Shame is the feeling that one is not enough, or not legitimate. Commonly, shame stems from early rejection, neglect, or growing up in a manner outside community standards. The discussion of dealing with one's own shame is here. This page describes how shame has become a socializing tactic.

The basic shaming transaction is to constantly measure children against ideal yardsticks that must necessarily find them lacking. The intended effect (at the best of times) is to promote development. That may occur in part, but the greatest effect is to keep children from feeling at ease and satisfied with themselves. This effect is often sought out on purpose to keep them pliable and eager to please parents and others.

Another common source of shame is expecting of children what they are not developmentally ready for. Early toilet training of course is the main culprit. Another is expecting children to show adult like self-control in kindergarten or younger 'for enrichment. Children may manage to do with difficulty things that a year or so later they could do with ease. They may be praised for this small precociousness, but the feeling of difficulty usually remains for the rest of their lives (because of neuro-muscular habit) and a feeling of shame always accompanies the action, or similar action. Shame affects the body, undermining a sense of self in the belly. A hurried child is a shamed child.

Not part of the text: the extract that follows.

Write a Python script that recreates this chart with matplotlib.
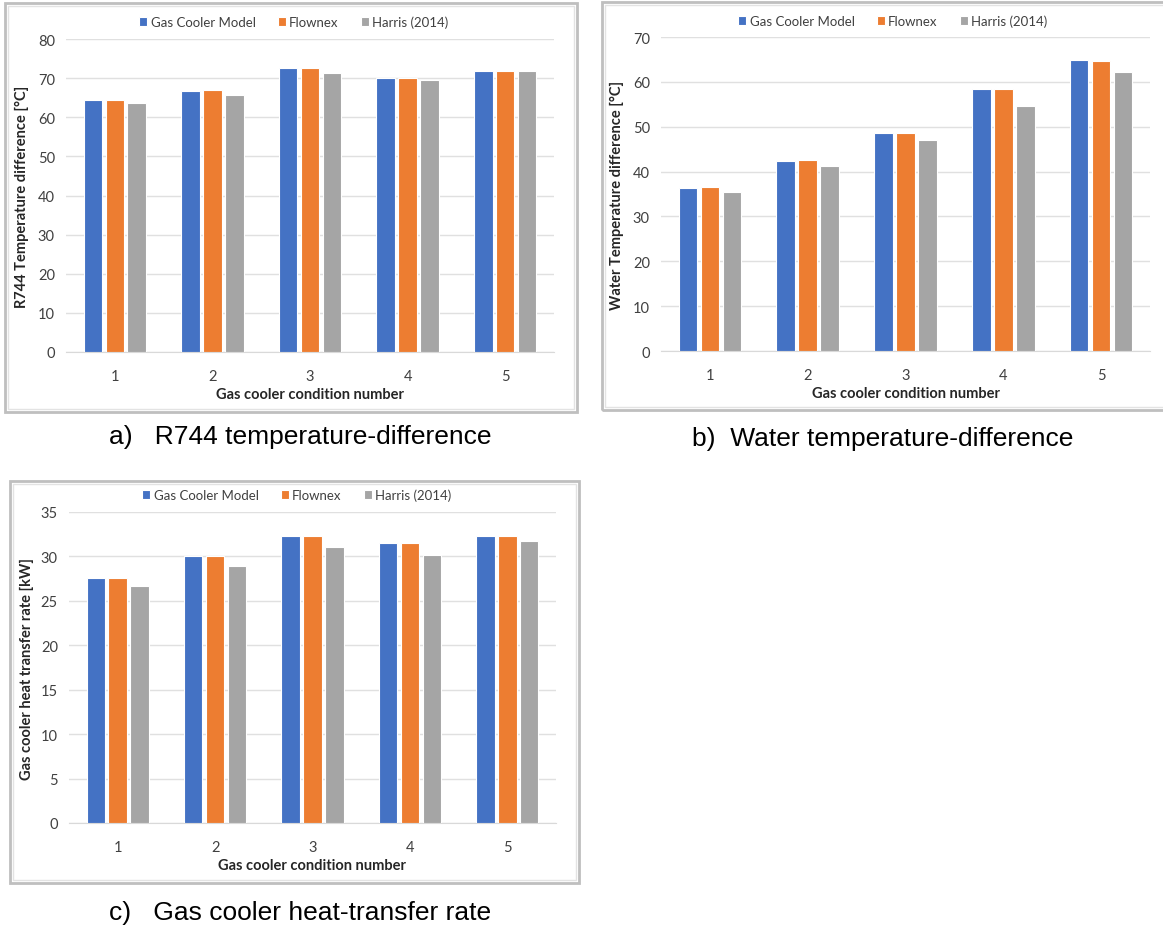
import matplotlib
matplotlib.use("Agg")
import matplotlib.pyplot as plt
from matplotlib.patches import Rectangle
import numpy as np

W, H = 1163, 929

conditions = ["1", "2", "3", "4", "5"]
series_names = ["Gas Cooler Model", "Flownex", "Harris (2014)"]
colors = ["#4472C4", "#ED7D31", "#A5A5A5"]

# a) R744 temperature difference [°C]
r744_model = [64.3, 66.7, 72.5, 70.1, 71.8]
r744_flownex = [64.5, 66.9, 72.5, 70.1, 71.8]
r744_harris = [63.7, 65.8, 71.2, 69.6, 71.8]

# b) Water temperature difference [°C]
water_model = [36.3, 42.4, 48.7, 58.3, 64.9]
water_flownex = [36.5, 42.6, 48.7, 58.3, 64.7]
water_harris = [35.4, 41.2, 47.1, 54.6, 62.3]

# c) Gas cooler heat transfer rate [kW]
q_model = [27.6, 30.1, 32.3, 31.5, 32.3]
q_flownex = [27.6, 30.1, 32.3, 31.5, 32.3]
q_harris = [26.7, 28.9, 31.1, 30.2, 31.7]

FONT = "Lato"
CAP_FONT = "Liberation Sans"

fig = plt.figure(figsize=(W / 100, H / 100), dpi=100)


def rect(x0, y0, x1, y1):
    return [x0 / W, 1 - y1 / H, (x1 - x0) / W, (y1 - y0) / H]


def frame(x0, y0, x1, y1):
    fig.patches.append(Rectangle((x0 / W, 1 - y1 / H), (x1 - x0) / W, (y1 - y0) / H,
                                 transform=fig.transFigure, fill=False,
                                 edgecolor="#BFBFBF", lw=2.0, zorder=0))
    fig.patches.append(Rectangle(((x0 + 3) / W, 1 - (y1 - 3) / H), (x1 - x0 - 6) / W,
                                 (y1 - y0 - 6) / H, transform=fig.transFigure,
                                 fill=False, edgecolor="#E3E3E3", lw=1.0, zorder=0))


def panel(box, ylim, step, data, ylabel, ylabel_x, xlabel_y, legend_xy):
    ax = fig.add_axes(rect(*box))
    x = np.arange(len(conditions))
    pitch = 0.225
    for i, (vals, c, name) in enumerate(zip(data, colors, series_names)):
        ax.bar(x + (i - 1) * pitch, vals, width=0.19, color=c, edgecolor="white",
               linewidth=0.8, label=name, zorder=3)
    ax.set_xlim(-0.5, len(conditions) - 0.5)
    ax.set_ylim(0, ylim)
    ax.set_yticks(np.arange(0, ylim + 0.1, step))
    ax.set_xticks(x)
    ax.set_xticklabels(conditions)
    ax.grid(axis="y", color="#E0E0E0", lw=1.0, zorder=0)
    ax.set_axisbelow(True)
    for s in ["top", "right", "left"]:
        ax.spines[s].set_visible(False)
    ax.spines["bottom"].set_color("#D9D9D9")
    ax.tick_params(length=0, labelsize=10.5, colors="#404040", pad=8)
    ax.tick_params(axis="x", pad=12)
    for t in ax.get_xticklabels() + ax.get_yticklabels():
        t.set_fontfamily(FONT)
    cx = (box[0] + box[2]) / 2
    cy = (box[1] + box[3]) / 2
    fig.text(ylabel_x / W, 1 - cy / H, ylabel, rotation=90, ha="center", va="center",
             fontsize=10.5, fontweight="bold", family=FONT, color="#262626")
    fig.text(cx / W, 1 - xlabel_y / H, "Gas cooler condition number", ha="center",
             va="center", fontsize=10.5, fontweight="bold", family=FONT, color="#262626")
    leg = ax.legend(loc="center", bbox_to_anchor=(legend_xy[0] / W, 1 - legend_xy[1] / H),
                    bbox_transform=fig.transFigure, ncol=3, frameon=False,
                    handlelength=0.6, handleheight=0.6, handletextpad=0.25,
                    columnspacing=1.7, prop={"family": FONT, "size": 9.5})
    for t in leg.get_texts():
        t.set_color("#404040")
    return ax


frame(5, 4, 577, 413)
frame(602, 3, 1175, 411)
frame(10, 482, 579, 884)

panel((66, 40, 554, 353), 80, 10, [r744_model, r744_flownex, r744_harris],
      "R744 Temperature difference [°C]", 22, 395, (294, 23))
panel((661, 38, 1150, 352), 70, 10, [water_model, water_flownex, water_harris],
      "Water Temperature difference [°C]", 617, 394, (893, 22))
panel((69, 513, 556, 824), 35, 5, [q_model, q_flownex, q_harris],
      "Gas cooler heat transfer rate [kW]", 27, 866, (297, 496))

fig.text(109 / W, 1 - 437 / H, "a)   R744 temperature-difference", ha="left", va="center",
         fontsize=19, family=CAP_FONT, color="black")
fig.text(692 / W, 1 - 439 / H, "b)  Water temperature-difference", ha="left", va="center",
         fontsize=19, family=CAP_FONT, color="black")
fig.text(109 / W, 1 - 913 / H, "c)   Gas cooler heat-transfer rate", ha="left", va="center",
         fontsize=19, family=CAP_FONT, color="black")

fig.savefig("out.png", dpi=100, facecolor="white")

The after childhood, shame gets evoked during any mistreatment, or rough personal interaction. But shame also arises when anything is difficult. Very capable people with shame may avoid competing or learning anything really new, while compensating by learning an excess of the familiar, or doing an excess of what they do well. A sign of shame is not having a sense of enough. With shame, people are always looking for outside indications of what is enough, but not trusting those indications when they do find them. The effect is either getting discouraged and giving up, or always erring on the side of too much. Shame may be behind a lot of achievement but 1) the person is unable to get any satisfaction from it, and 2) it is a type of achievement that lacks originality and the person's imprint.

Shame is painful, and often leads to automatic patterns of reaction to ward off incipient shame. One is the ashamed manner, often with tail tucked under. The flip side of that is shameless behavior-- belligerence, violence, vandalism, drunkenness, exploiting others, etc. Both ashamed and shameless actions actually perpetuate the shame because they ensure ongoing rejection. Rejection is the engine of shame. The antidote to shame is finding and allowing unconditional acceptance that has nothing to do with performance.